_Instructions to follow_
Reproduce all the lines exactly as they stand, apart from the pictures.

_Raw data_
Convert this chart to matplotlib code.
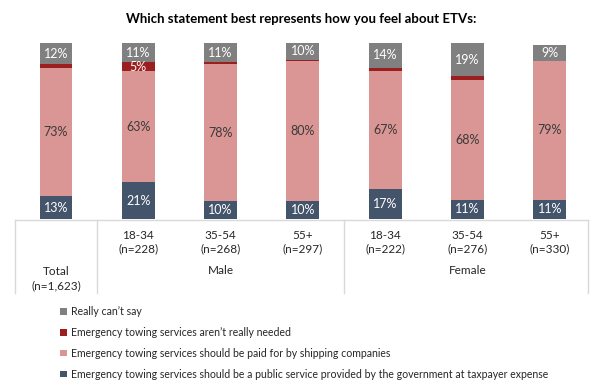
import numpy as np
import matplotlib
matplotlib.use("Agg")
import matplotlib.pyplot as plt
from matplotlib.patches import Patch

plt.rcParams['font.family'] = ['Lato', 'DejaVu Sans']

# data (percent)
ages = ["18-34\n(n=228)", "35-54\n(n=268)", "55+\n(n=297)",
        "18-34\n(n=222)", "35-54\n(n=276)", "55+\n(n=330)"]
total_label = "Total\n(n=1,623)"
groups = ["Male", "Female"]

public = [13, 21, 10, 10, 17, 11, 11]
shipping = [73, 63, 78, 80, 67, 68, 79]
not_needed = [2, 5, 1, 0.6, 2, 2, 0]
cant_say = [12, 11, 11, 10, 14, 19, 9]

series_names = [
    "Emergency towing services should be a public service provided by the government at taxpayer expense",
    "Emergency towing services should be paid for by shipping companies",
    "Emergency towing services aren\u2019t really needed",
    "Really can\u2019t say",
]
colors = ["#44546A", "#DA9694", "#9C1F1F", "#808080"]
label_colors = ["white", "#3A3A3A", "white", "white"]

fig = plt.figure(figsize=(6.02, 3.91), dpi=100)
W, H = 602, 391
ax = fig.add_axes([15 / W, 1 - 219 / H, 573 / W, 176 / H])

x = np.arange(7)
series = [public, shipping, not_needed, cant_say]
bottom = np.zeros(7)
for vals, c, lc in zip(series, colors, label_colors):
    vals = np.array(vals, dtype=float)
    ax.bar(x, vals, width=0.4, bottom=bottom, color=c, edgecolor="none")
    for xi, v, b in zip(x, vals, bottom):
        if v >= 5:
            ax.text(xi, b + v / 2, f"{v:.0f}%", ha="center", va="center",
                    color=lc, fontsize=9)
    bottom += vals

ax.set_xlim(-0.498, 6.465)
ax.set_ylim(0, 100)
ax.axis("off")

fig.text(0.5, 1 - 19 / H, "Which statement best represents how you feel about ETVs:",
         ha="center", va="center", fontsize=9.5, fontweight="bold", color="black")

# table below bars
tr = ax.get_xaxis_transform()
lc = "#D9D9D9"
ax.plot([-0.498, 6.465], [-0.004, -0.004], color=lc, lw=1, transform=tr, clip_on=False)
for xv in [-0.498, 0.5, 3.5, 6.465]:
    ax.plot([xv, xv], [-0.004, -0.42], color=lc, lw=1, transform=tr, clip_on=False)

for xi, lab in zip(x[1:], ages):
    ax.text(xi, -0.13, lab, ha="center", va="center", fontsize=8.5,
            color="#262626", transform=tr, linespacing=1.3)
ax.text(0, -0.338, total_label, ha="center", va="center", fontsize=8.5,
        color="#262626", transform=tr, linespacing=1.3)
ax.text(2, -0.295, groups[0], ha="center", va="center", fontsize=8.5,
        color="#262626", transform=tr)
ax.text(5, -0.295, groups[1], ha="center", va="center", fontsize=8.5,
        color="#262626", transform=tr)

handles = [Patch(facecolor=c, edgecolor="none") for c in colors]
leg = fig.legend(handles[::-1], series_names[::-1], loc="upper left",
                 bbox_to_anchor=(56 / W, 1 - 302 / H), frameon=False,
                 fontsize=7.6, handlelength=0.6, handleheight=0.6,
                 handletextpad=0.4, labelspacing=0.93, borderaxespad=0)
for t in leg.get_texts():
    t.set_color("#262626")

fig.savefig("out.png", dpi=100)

_Solution to this exercise_
Convert this chart to matplotlib code.
import numpy as np
import matplotlib
matplotlib.use("Agg")
import matplotlib.pyplot as plt
from matplotlib.patches import Patch

plt.rcParams['font.family'] = ['Lato', 'DejaVu Sans']

# data (percent)
ages = ["18-34\n(n=228)", "35-54\n(n=268)", "55+\n(n=297)",
        "18-34\n(n=222)", "35-54\n(n=276)", "55+\n(n=330)"]
total_label = "Total\n(n=1,623)"
groups = ["Male", "Female"]

public = [13, 21, 10, 10, 17, 11, 11]
shipping = [73, 63, 78, 80, 67, 68, 79]
not_needed = [2, 5, 1, 0.6, 2, 2, 0]
cant_say = [12, 11, 11, 10, 14, 19, 9]

series_names = [
    "Emergency towing services should be a public service provided by the government at taxpayer expense",
    "Emergency towing services should be paid for by shipping companies",
    "Emergency towing services aren\u2019t really needed",
    "Really can\u2019t say",
]
colors = ["#44546A", "#DA9694", "#9C1F1F", "#808080"]
label_colors = ["white", "#3A3A3A", "white", "white"]

fig = plt.figure(figsize=(6.02, 3.91), dpi=100)
W, H = 602, 391
ax = fig.add_axes([15 / W, 1 - 219 / H, 573 / W, 176 / H])

x = np.arange(7)
series = [public, shipping, not_needed, cant_say]
bottom = np.zeros(7)
for vals, c, lc in zip(series, colors, label_colors):
    vals = np.array(vals, dtype=float)
    ax.bar(x, vals, width=0.4, bottom=bottom, color=c, edgecolor="none")
    for xi, v, b in zip(x, vals, bottom):
        if v >= 5:
            ax.text(xi, b + v / 2, f"{v:.0f}%", ha="center", va="center",
                    color=lc, fontsize=9)
    bottom += vals

ax.set_xlim(-0.498, 6.465)
ax.set_ylim(0, 100)
ax.axis("off")

fig.text(0.5, 1 - 19 / H, "Which statement best represents how you feel about ETVs:",
         ha="center", va="center", fontsize=9.5, fontweight="bold", color="black")

# table below bars
tr = ax.get_xaxis_transform()
lc = "#D9D9D9"
ax.plot([-0.498, 6.465], [-0.004, -0.004], color=lc, lw=1, transform=tr, clip_on=False)
for xv in [-0.498, 0.5, 3.5, 6.465]:
    ax.plot([xv, xv], [-0.004, -0.42], color=lc, lw=1, transform=tr, clip_on=False)

for xi, lab in zip(x[1:], ages):
    ax.text(xi, -0.13, lab, ha="center", va="center", fontsize=8.5,
            color="#262626", transform=tr, linespacing=1.3)
ax.text(0, -0.338, total_label, ha="center", va="center", fontsize=8.5,
        color="#262626", transform=tr, linespacing=1.3)
ax.text(2, -0.295, groups[0], ha="center", va="center", fontsize=8.5,
        color="#262626", transform=tr)
ax.text(5, -0.295, groups[1], ha="center", va="center", fontsize=8.5,
        color="#262626", transform=tr)

handles = [Patch(facecolor=c, edgecolor="none") for c in colors]
leg = fig.legend(handles[::-1], series_names[::-1], loc="upper left",
                 bbox_to_anchor=(56 / W, 1 - 302 / H), frameon=False,
                 fontsize=7.6, handlelength=0.6, handleheight=0.6,
                 handletextpad=0.4, labelspacing=0.93, borderaxespad=0)
for t in leg.get_texts():
    t.set_color("#262626")

fig.savefig("out.png", dpi=100)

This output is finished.